Item 1 Description of Registrants Securities to be Registered.
Under our articles of incorporation, our authorized shares consist of 200,000,000 Class A common shares, par value $0.01 per share, 25,000,000 Class B common shares, par value $0.01 per share, 100 Class C common shares, par value $0.01 per share, and 65,000,000 shares of preferred shares, par value $0.01 per share. All Class B common shares have converted on a one-for-one basis into Class A common shares.
Our articles of incorporation have previously been filed as exhibit 3.1 to Amendment No. 2 to Form F-1 (File No. 333-126762), filed with the SEC on August 4, 2005. In connection with our offerings of our Series A Preferred Shares, Series B Preferred Shares and Series C Preferred Shares, we filed Statements of Designation with respect to our Series A Preferred Shares, Series B Preferred Shares and Series C Preferred Shares with the Registrar of Corporations of the Republic of the Marshall Islands. Under the Marshall Islands Business Corporations Act, the Statements of Designation are deemed amendments to our Articles of Incorporation. The Series A Statement of Designation was previously filed as Exhibit 3.1 to our Report on Form 6-K filed on February 2, 2009. The Series B Statement of Designation was previously filed as Exhibit 3.1 to our Report on Form 6-K filed on June 4, 2010. The Series C Statement of Designation was previously filed as Exhibit 3.3 to our Report on Form 8-A12B filed on January 28, 2011.
As of December 31, 2010, 200,000 Series A Preferred Shares, 260,000 Series B preferred shares, no Series C Preferred Shares, 68,601,240 Class A common shares, no Class B common shares and 100 Class C common shares were issued and outstanding.

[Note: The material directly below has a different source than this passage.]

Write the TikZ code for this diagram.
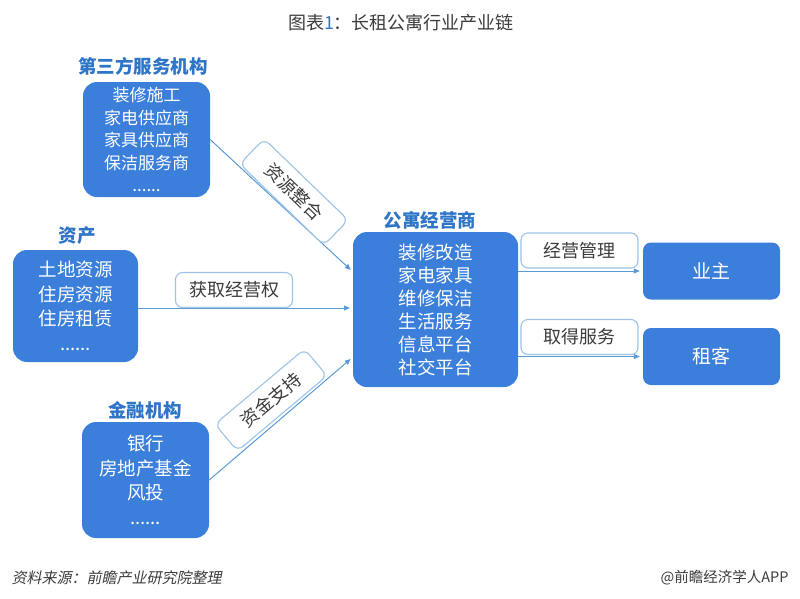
\documentclass[tikz,border=0pt]{standalone}
\usepackage{fontspec}
\setmainfont{Noto Sans CJK SC}
\newfontfamily\slfont{Noto Sans CJK SC}[FakeSlant=0.2]
\usetikzlibrary{arrows.meta}
\definecolor{boxblue}{RGB}{59,127,219}
\definecolor{grpblue}{RGB}{46,117,200}
\definecolor{lineblue}{RGB}{91,155,213}
\definecolor{lblue}{RGB}{157,195,230}
\definecolor{txtgray}{RGB}{60,60,60}
\tikzset{
  bbox/.style={fill=boxblue, rounded corners=14pt, text=white, align=center, inner sep=0pt},
  sbox/.style={fill=boxblue, rounded corners=8pt, text=white, inner sep=0pt,
    minimum width=137pt, minimum height=57pt, font=\fontsize{19}{22}\selectfont},
  lbl/.style={draw=lblue, line width=1.1pt, fill=white, rounded corners=7pt, text=txtgray,
    inner sep=0pt, minimum width=117pt, minimum height=35pt, font=\fontsize{18}{20}\selectfont},
  grp/.style={text=grpblue, font=\bfseries\fontsize{18.5}{20}\selectfont},
  arr/.style={draw=lineblue, line width=1pt, shorten >=3pt, -{Triangle[length=6pt,width=5pt]}}
}
\begin{document}
\begin{tikzpicture}[x=1pt,y=-1pt]
\useasboundingbox[fill=white] (0,0) rectangle (800,598);

% title
\node[text=txtgray, font=\fontsize{18}{20}\selectfont] (title) at (401,23)
  {图表{\color{grpblue}1}：长租公寓行业产业链};

% left boxes
\node[bbox, minimum width=127pt, minimum height=115pt, font=\fontsize{17}{22.5}\selectfont]
  (tp) at (146.5,139.5) {装修施工\\家电供应商\\家具供应商\\保洁服务商\\......};
\node[grp] (tpl) at (143,66) {第三方服务机构};

\node[bbox, minimum width=125pt, minimum height=112pt, font=\fontsize{18.5}{24.5}\selectfont]
  (as) at (75.5,306) {土地资源\\住房资源\\住房租赁\\......};
\node[grp] (asl) at (77,236) {资产};

\node[bbox, minimum width=127pt, minimum height=116pt, font=\fontsize{18.5}{24.5}\selectfont]
  (fi) at (145.5,480) {银行\\房地产基金\\风投\\......};
\node[grp] (fil) at (145,410) {金融机构};

% center
\node[bbox, minimum width=165pt, minimum height=155pt, font=\fontsize{18.5}{23}\selectfont]
  (ctr) at (435.5,309.5) {装修改造\\家电家具\\维修保洁\\生活服务\\信息平台\\社交平台};
\node[grp] (ctrl) at (430,220) {公寓经营商};

% right
\node[sbox] (yz) at (711.5,271) {业主};
\node[sbox] (zk) at (711.5,356.5) {租客};

% connector ends
\coordinate (e1) at (353,272);
\coordinate (e2) at (353,308);
\coordinate (e3) at (353,357);

\draw[arr] (tp.east) -- (e1);
\draw[arr] (as.east |- e2) -- (e2);
\draw[arr] (fi.east) -- (e3);
\draw[arr] (ctr.east |- yz.west) -- (yz.west);
\draw[arr] (ctr.east |- zk.west) -- (zk.west);

% labels
\node[lbl, rotate=-44] (l1) at (294,192) {资源整合};
\node[lbl] (l2) at (234,290) {获取经营权};
\node[lbl, rotate=40] (l3) at (271,400) {资金支持};
\node[lbl] (l4) at (579.5,250.5) {经营管理};
\node[lbl] (l5) at (579.5,337) {取得服务};

% footer
\node[anchor=west, text=txtgray, font=\slfont\fontsize{15}{17}\selectfont] (src) at (8,578) {资料来源：前瞻产业研究院整理};
\node[anchor=east, text=txtgray, font=\fontsize{14.5}{17}\selectfont] (app) at (792,578) {@前瞻经济学人APP};
\end{tikzpicture}
\end{document}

In January 2011, we issued 10,000,000 Series C Preferred Shares. Our Class A common shares are listed on the New York Stock Exchange under the symbol SSW.
The Series A Preferred Shares will automatically convert into Class A common shares at a conversion price of $15.00 at any time on or after January 31, 2014 if the average closing price of the trailing 30 trading days of the Class A common shares is equal to or greater than $15.00. If at any time on or after January 31, 2014, the average closing price over the trailing 30 trading days of our Class A common shares is less than $15.00, we have the option to convert the Series A Preferred Shares at a conversion price of $15.00 and pay the holders of the Series A Preferred Shares 115% of the difference between the conversion price and average closing price of the trailing 30 trading days of the Class A common shares, payable in cash or Class A common shares at our option. The initial liquidation preference of the Series A Preferred Shares is $1,000 per share, subject to adjustment. No dividend will be payable in respect of the Series A Preferred Shares until March 31, 2014. Instead, the liquidation preference of the Series A Preferred Shares will increase at a rate of 12% per annum until January 31, 2014, compounded quarterly. If on January 31, 2014, the Series A Preferred Shares have not converted to Class A common shares, the liquidation preference of the Series A Preferred Shares will increase at a rate of 15% per annum, compounded quarterly. Commencing on March 31, 2014, the holders of our Series A Preferred Shares may elect to receive cash dividends in lieu of such guaranteed increases in liquidation preference.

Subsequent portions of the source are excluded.